SOURCE MATERIAL |
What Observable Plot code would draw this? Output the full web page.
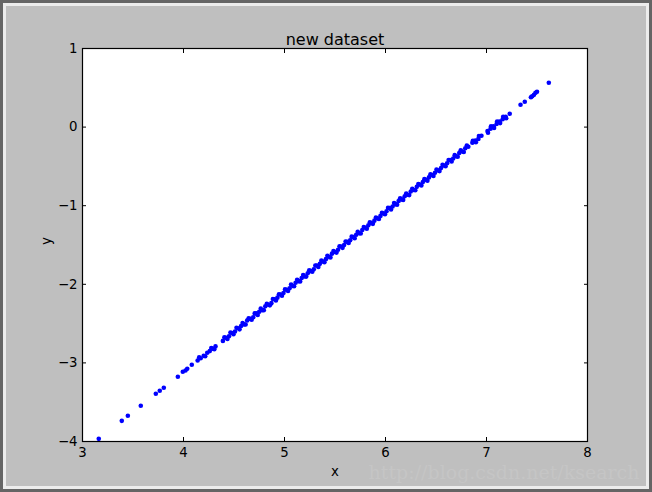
<!DOCTYPE html>
<html>
<head>
<meta charset="utf-8">
<script src="https://cdn.jsdelivr.net/npm/d3@7"></script>
<script src="https://cdn.jsdelivr.net/npm/@observablehq/plot@0.6"></script>
<style>
  html, body { margin: 0; padding: 0; background: #bfbfbf; }
  #wrap { position: relative; width: 652px; height: 492px; background: #bfbfbf; overflow: hidden; }
  #wrap svg { position: absolute; left: 0; top: 0; }
  #frame { position: absolute; left: 0; top: 0; width: 652px; height: 492px; box-sizing: border-box;
           border: 3px solid #656565; box-shadow: inset 0 0 0 3px #ececec; pointer-events: none; }
</style>
</head>
<body>
<div id="wrap"></div>
<script>
const title = "new dataset";
const xLabel = "x";
const yLabel = "y";
const watermark = "http://blog.csdn.net/ksearch";
const xTicks = [3, 4, 5, 6, 7, 8];
const yTicks = [-4, -3, -2, -1, 0, 1];

// points along the band (first reading)
const xs = [
  3.161, 3.389, 3.449, 3.577, 3.726, 3.765, 3.805, 3.944, 3.993, 4.020, 4.037, 4.082,
  4.14, 4.17, 4.20, 4.235, 4.26, 4.29, 4.317,
  4.39, 4.42, 4.45, 4.48, 4.51, 4.54, 4.57, 4.60, 4.63, 4.66, 4.69, 4.72, 4.75, 4.78, 4.81, 4.84,
  4.87, 4.90, 4.93, 4.96, 4.99, 5.02, 5.05, 5.08, 5.11, 5.14, 5.17, 5.20, 5.23, 5.26, 5.29, 5.32,
  5.35, 5.38, 5.41, 5.44, 5.47, 5.50, 5.53, 5.56, 5.59, 5.62, 5.65, 5.68, 5.71, 5.74, 5.77, 5.80,
  5.83, 5.86, 5.89, 5.92, 5.95, 5.98, 6.01, 6.04, 6.07, 6.10, 6.13, 6.16, 6.19, 6.22, 6.25, 6.28,
  6.31, 6.34, 6.37, 6.40, 6.43, 6.46, 6.49, 6.52, 6.55, 6.58, 6.61, 6.64, 6.67, 6.70, 6.73, 6.76,
  6.79, 6.82, 6.86, 6.89, 6.92, 6.95, 7.01, 7.04, 7.07, 7.10, 7.13, 7.16, 7.19, 7.23,
  7.337, 7.379, 7.44, 7.452, 7.47, 7.485, 7.50, 7.617
];
const ys = [
  -3.966, -3.737, -3.673, -3.546, -3.393, -3.355, -3.317, -3.177, -3.113, -3.096, -3.075, -3.024,
  -2.97, -2.94, -2.91, -2.87, -2.85, -2.82, -2.79,
  -2.72, -2.68, -2.66, -2.62, -2.60, -2.56, -2.53, -2.51, -2.46, -2.44, -2.42, -2.37, -2.35, -2.33, -2.28, -2.26,
  -2.24, -2.19, -2.17, -2.13, -2.11, -2.07, -2.05, -2.02, -1.98, -1.96, -1.92, -1.90, -1.86, -1.83, -1.81, -1.76,
  -1.74, -1.71, -1.68, -1.65, -1.61, -1.59, -1.56, -1.52, -1.50, -1.46, -1.44, -1.40, -1.37, -1.35, -1.31, -1.28,
  -1.25, -1.22, -1.19, -1.16, -1.13, -1.10, -1.07, -1.03, -1.01, -0.98, -0.94, -0.92, -0.88, -0.86, -0.82, -0.80,
  -0.76, -0.73, -0.70, -0.67, -0.64, -0.61, -0.58, -0.55, -0.52, -0.49, -0.46, -0.42, -0.40, -0.37, -0.33, -0.31,
  -0.27, -0.25, -0.20, -0.17, -0.15, -0.11, -0.05, -0.02, 0.01, 0.04, 0.07, 0.10, 0.13, 0.17,
  0.284, 0.322, 0.38, 0.393, 0.41, 0.436, 0.45, 0.564
];

// extra points in the dense middle band (second reading)
const xs2 = [
  4.155, 4.215, 4.275, 4.305,
  4.405, 4.435, 4.465, 4.495, 4.525, 4.555, 4.585, 4.615, 4.645, 4.675, 4.705, 4.735, 4.765, 4.795,
  4.825, 4.855, 4.885, 4.915, 4.945, 4.975, 5.005, 5.035, 5.065, 5.095, 5.125, 5.155, 5.185, 5.215,
  5.245, 5.275, 5.305, 5.335, 5.365, 5.395, 5.425, 5.455, 5.485, 5.515, 5.545, 5.575, 5.605, 5.635,
  5.665, 5.695, 5.725, 5.755, 5.785, 5.815, 5.845, 5.875, 5.905, 5.935, 5.965, 5.995, 6.025, 6.055,
  6.085, 6.115, 6.145, 6.175, 6.205, 6.235, 6.265, 6.295, 6.325, 6.355, 6.385, 6.415, 6.445, 6.475,
  6.505, 6.535, 6.565, 6.595, 6.625, 6.655, 6.685, 6.715, 6.745, 6.775, 6.805,
  6.865, 6.895, 6.925, 7.015, 7.045, 7.075, 7.105, 7.135, 7.165, 7.195
];
const ys2 = [
  -2.93, -2.915, -2.81, -2.825,
  -2.675, -2.695, -2.614, -2.634, -2.553, -2.573, -2.492, -2.512, -2.431, -2.451, -2.370, -2.390, -2.309, -2.329,
  -2.248, -2.268, -2.187, -2.207, -2.126, -2.146, -2.065, -2.085, -2.004, -2.024, -1.943, -1.963, -1.882, -1.902,
  -1.821, -1.841, -1.760, -1.780, -1.699, -1.719, -1.638, -1.658, -1.577, -1.597, -1.516, -1.536, -1.455, -1.475,
  -1.394, -1.414, -1.333, -1.353, -1.272, -1.292, -1.211, -1.231, -1.150, -1.170, -1.089, -1.109, -1.028, -1.048,
  -0.967, -0.987, -0.906, -0.926, -0.845, -0.865, -0.784, -0.804, -0.723, -0.743, -0.662, -0.682, -0.601, -0.621,
  -0.540, -0.560, -0.479, -0.499, -0.418, -0.438, -0.357, -0.377, -0.296, -0.316, -0.235,
  -0.174, -0.193, -0.113, -0.071, 0.010, -0.010, 0.071, 0.051, 0.132, 0.112
];

const points = xs.map((x, i) => ({x, y: ys[i]}))
  .concat(xs2.map((x, i) => ({x, y: ys2[i]})));
const font = "DejaVu Sans, sans-serif";
const fmt = d => (d < 0 ? "\u2212" + Math.abs(d) : String(d));

const chart = Plot.plot({
  width: 652,
  height: 492,
  marginLeft: 82,
  marginRight: 65,
  marginTop: 48,
  marginBottom: 51,
  style: { background: "transparent", fontFamily: font, fontSize: "13.3px", color: "black" },
  x: { domain: [3, 8], ticks: xTicks },
  y: { domain: [-4, 1], ticks: yTicks },
  marks: [
    Plot.frame({ fill: "white", stroke: null }),
    Plot.dot(points, { x: "x", y: "y", r: 2.3, fill: "#0000ff", stroke: null }),
    Plot.frame({ stroke: "black", strokeWidth: 1.2 }),
    // inward tick marks on all four sides
    Plot.axisX(xTicks, { anchor: "bottom", tickSize: 4, dy: -4, tickFormat: () => "", label: null }),
    Plot.axisX(xTicks, { anchor: "top", tickSize: 4, dy: 4, tickFormat: () => "", label: null }),
    Plot.axisY(yTicks, { anchor: "left", tickSize: 4, dx: 4, tickFormat: () => "", label: null }),
    Plot.axisY(yTicks, { anchor: "right", tickSize: 4, dx: -4, tickFormat: () => "", label: null }),
    // tick labels
    Plot.axisX(xTicks, { anchor: "bottom", tickSize: 0, tickPadding: 6, label: null, fontSize: 13.3, tickFormat: fmt }),
    Plot.axisY(yTicks, { anchor: "left", tickSize: 0, tickPadding: 5, label: null, fontSize: 13.3, tickFormat: fmt }),
    // axis labels & title
    Plot.text([xLabel], { frameAnchor: "bottom", lineAnchor: "middle", dy: 30, fontSize: 13.3, fill: "black" }),
    Plot.text([yLabel], { frameAnchor: "left", dx: -36, rotate: -90, fontSize: 13.3, fill: "black" }),
    Plot.text([title], { frameAnchor: "top", lineAnchor: "bottom", dy: -4, fontSize: 16, fill: "black" }),
    Plot.text([watermark], { frameAnchor: "bottom-right", lineAnchor: "middle", dx: 52, dy: 31, textAnchor: "end",
      fontSize: 19, fontFamily: "DejaVu Serif, serif", fill: "#c5c5c5" })
  ]
});

const wrap = document.getElementById("wrap");
wrap.appendChild(chart);
const frame = document.createElement("div");
frame.id = "frame";
wrap.appendChild(frame);
</script>
</body>
</html>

REQUEST | Take the lines from the start of the material to the line with "const yTicks = [-4, -3, -2, -1, 0, 1];", both included, and transcribe them exactly without the pictures.

FINAL RESULT |
What Observable Plot code would draw this? Output the full web page.
<!DOCTYPE html>
<html>
<head>
<meta charset="utf-8">
<script src="https://cdn.jsdelivr.net/npm/d3@7"></script>
<script src="https://cdn.jsdelivr.net/npm/@observablehq/plot@0.6"></script>
<style>
  html, body { margin: 0; padding: 0; background: #bfbfbf; }
  #wrap { position: relative; width: 652px; height: 492px; background: #bfbfbf; overflow: hidden; }
  #wrap svg { position: absolute; left: 0; top: 0; }
  #frame { position: absolute; left: 0; top: 0; width: 652px; height: 492px; box-sizing: border-box;
           border: 3px solid #656565; box-shadow: inset 0 0 0 3px #ececec; pointer-events: none; }
</style>
</head>
<body>
<div id="wrap"></div>
<script>
const title = "new dataset";
const xLabel = "x";
const yLabel = "y";
const watermark = "http://blog.csdn.net/ksearch";
const xTicks = [3, 4, 5, 6, 7, 8];
const yTicks = [-4, -3, -2, -1, 0, 1];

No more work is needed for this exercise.